Capezzoli di pietra – Eliseo Spiga
di 9 Febbraio 2015 12:00 Letto 3.675 volte0
Immaginando l’implosione di un mondo moderno, quale oggi il nostro, in cui non c’è più differenziazione, tutti appiattiti su un unico modello di cultura, le caratteristiche, le specificità, le distinzioni, le particolarità annullate dalla globalizzazione, l’autore proietta il protagonista Nurghulè, riarso dalle febbri malariche e in preda ad una specie di dissociazione, nell’epoca preistorica della Sardegna. Nurghulè rivive le epoche passate della storia sarda, lui uomo nuragico, ripercorre i tempi in cui sulla nostra terra convivevano diversi gruppi arrivati in tempi diversi e tutti ambientatisi perfettamente sull’isola. Riesuma quell’arco di tempo in cui tali genti si uniscono sotto il simbolo del Nuraghe “che altro non è se non voto all’eternità”. Rivive l’annientamento di quella confederazione di uomini e donne che non conosceva re e regine, dei e dee, città e palazzi, moneta e gioielli.
Il dolore della perdita di quel mondo quasi se lo sente sulla pelle il lettore, mentre scorre quelle righe e scopre quanto ci è stato nascosto dalla storia ufficiale, sia sarda che nazionale. Quella storia che ancora si arrovella sulla funzione dei nuraghi, che ben poco ci sa dire di quel tempo in cui siamo stati veramente liberi, padroni di noi stessi e del nostro destino quando scegliemmo, come popolo, di non sfruttare, quindi di non essere sfruttati, di non obbedire, quindi di non dare ordini, di “essere custodi del vincolo unitario tra tutte le comunità”, di costruire “torri di grandi pietre lavorate che siano la prosecuzione delle opere rocciose della Natura”. Nuraghi come capezzoli di pietra per “ingraziarsi il vento” e svettare contro un cielo lontano e sgombro di divinità da servire. Perché il sacro e il divino per i nuragici è nella Terra, è nell’acqua venerata nei pozzi sacri, nelle sorgenti, nelle mitzas presenti in ogni contrada, simbolo di fecondità primigenia ed eterna. Una flora ed una fauna sorella e amica affianca quelle popolazioni e pare che partecipino pure loro alla vita delle comunità nuragiche.

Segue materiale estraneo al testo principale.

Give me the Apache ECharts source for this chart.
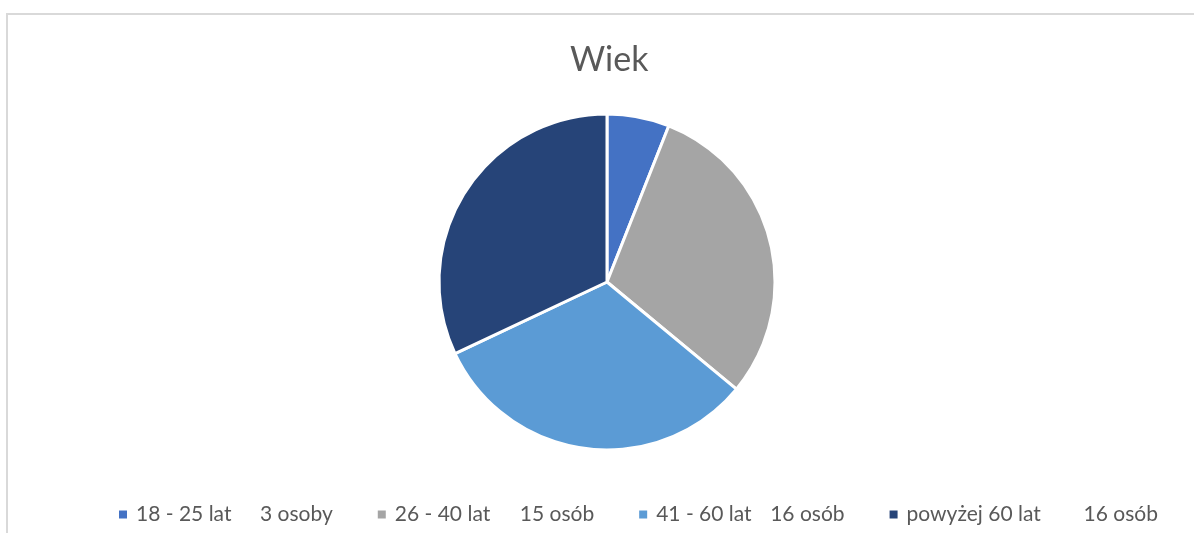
<!DOCTYPE html>
<html>
<head>
<meta charset="utf-8">
<script src="https://cdn.jsdelivr.net/npm/echarts@6/dist/echarts.min.js"></script>
<style>
  html, body { margin: 0; padding: 0; background: #fff; }
  #chart { width: 1194px; height: 533px; }
</style>
</head>
<body>
<div id="chart"></div>
<script>
const ageGroups = ['18 - 25 lat', '26 - 40 lat', '41 - 60 lat', 'powyżej 60 lat']
const counts = [3, 15, 16, 16]
const countLabels = ['3 osoby', '15 osób', '16 osób', '16 osób']
const sliceColors = ['#4472c4', '#a5a5a5', '#5b9bd5', '#264478']

// szerokosci kolumn w legendzie (tabulacja jak w Excelu)
const nameWidths = [124, 125, 114, 177]
const countWidths = [75, 77, 80, 73]

const chart = echarts.init(document.getElementById('chart'))

const rich = {}
ageGroups.forEach((g, i) => {
  rich['a' + i] = { width: nameWidths[i], fontSize: 21, color: '#595959', fontFamily: 'Lato' }
  rich['b' + i] = { width: countWidths[i], fontSize: 21, color: '#595959', fontFamily: 'Lato' }
})

const option = {
  backgroundColor: '#fff',
  animation: false,
  title: {
    text: 'Wiek',
    left: 565,
    top: 38,
    textStyle: { fontFamily: 'Lato', fontSize: 34, fontWeight: 'normal', color: '#595959' }
  },
  graphic: [{
    type: 'rect',
    shape: { x: 7, y: 14, width: 1200, height: 600 },
    style: { fill: 'none', stroke: '#d9d9d9', lineWidth: 2 },
    silent: true
  }],
  legend: {
    left: 112,
    top: 499,
    itemWidth: 10,
    itemHeight: 10,
    itemGap: 43,
    icon: 'rect',
    data: ageGroups,
    formatter: name => {
      const i = ageGroups.indexOf(name)
      return '{a' + i + '|' + name + '}{b' + i + '|' + countLabels[i] + '}'
    },
    textStyle: { rich: rich, padding: [0, 0, 0, 3] }
  },
  series: [{
    type: 'pie',
    center: [607, 282],
    radius: [0, 168],
    startAngle: 90,
    clockwise: true,
    label: { show: false },
    labelLine: { show: false },
    itemStyle: { borderColor: '#fff', borderWidth: 3 },
    emphasis: { disabled: true },
    data: ageGroups.map((g, i) => ({
      name: g,
      value: counts[i],
      itemStyle: { color: sliceColors[i] }
    }))
  }]
}

chart.setOption(option)
</script>
</body>
</html>
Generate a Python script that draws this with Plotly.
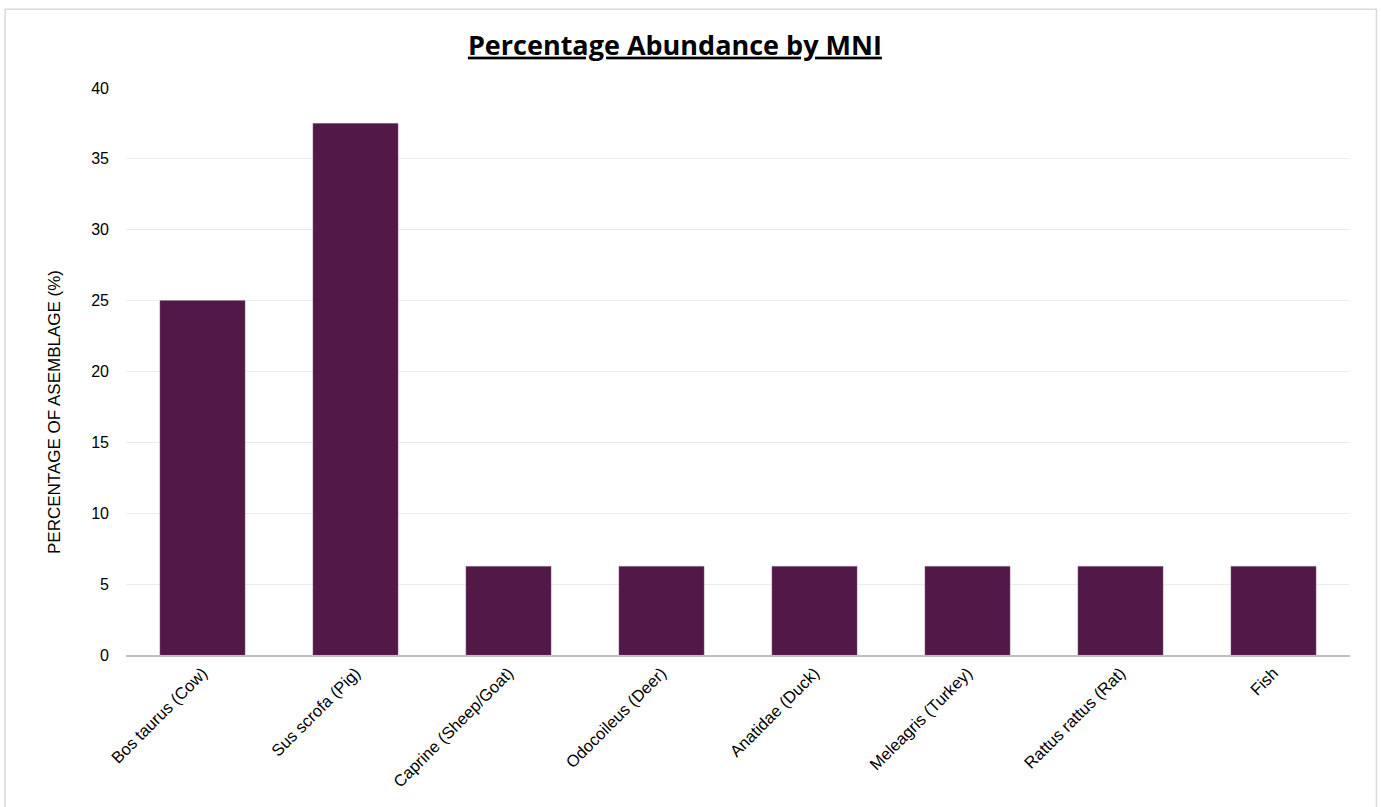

Un Eden svanito, un paradiso perduto che i sardi hanno dimenticato, colonizzati, oggi più che mai, anche nella cultura, ignari del loro passato. E se non si recupera quella memoria storica, cuore e anima di un popolo, non ci potrà essere futuro di riscatto…e neppure un popolo.
Eliseo Spiga, sardo consapevole e combattente, ha costruito il mito, come Sergio Atzeni nel suo libro ‘Passavamo sulla terra leggeri’, ha cercato con l’epica e la leggenda di chiudere un cerchio che gli accademici rimandano e spesso ignorano cercando la certezza storica nel reperto archeologico. Anche noi sardi abbiamo diritto al nostro mito degli antenati e lo possiamo trovare nei Nuragici, giganti di dignità e saggezza, nei Nuraghi, simbolo di sovranità comunitaria, nella nostra Terra così violata, saccheggiata eppure struggente nel suo isolamento. Chissà cosa avrebbe scritto Eliseo Spiga se avesse visto i giganti di Mont’e Prama ricomposti nella loro grandezza e compostezza, lui che scrive nel suo libro di “sognare un mondo senza cartagine, senza roma, senza bisanzio, senza piramidi” ( tutto scritto rigorosamente in minuscolo!).
Un romanzo suggestivo e potente che ci apre orizzonti dimenticati che pure abbiamo sotto gli occhi, che può aiutarci a ritrovare un’identità storica, “identità – scrive Franziscu Casula – che si trasforma in questione operativa, che diventa progetto e l’appartenenza diventa storia, caricandosi di vita, suscitando conflitti, impegnandosi con le lotte a trasformare il presente e costruire il futuro”.
Aicci siada, assinuncasa deusu ‘ndi tengiada caridadi de sa terra nosta.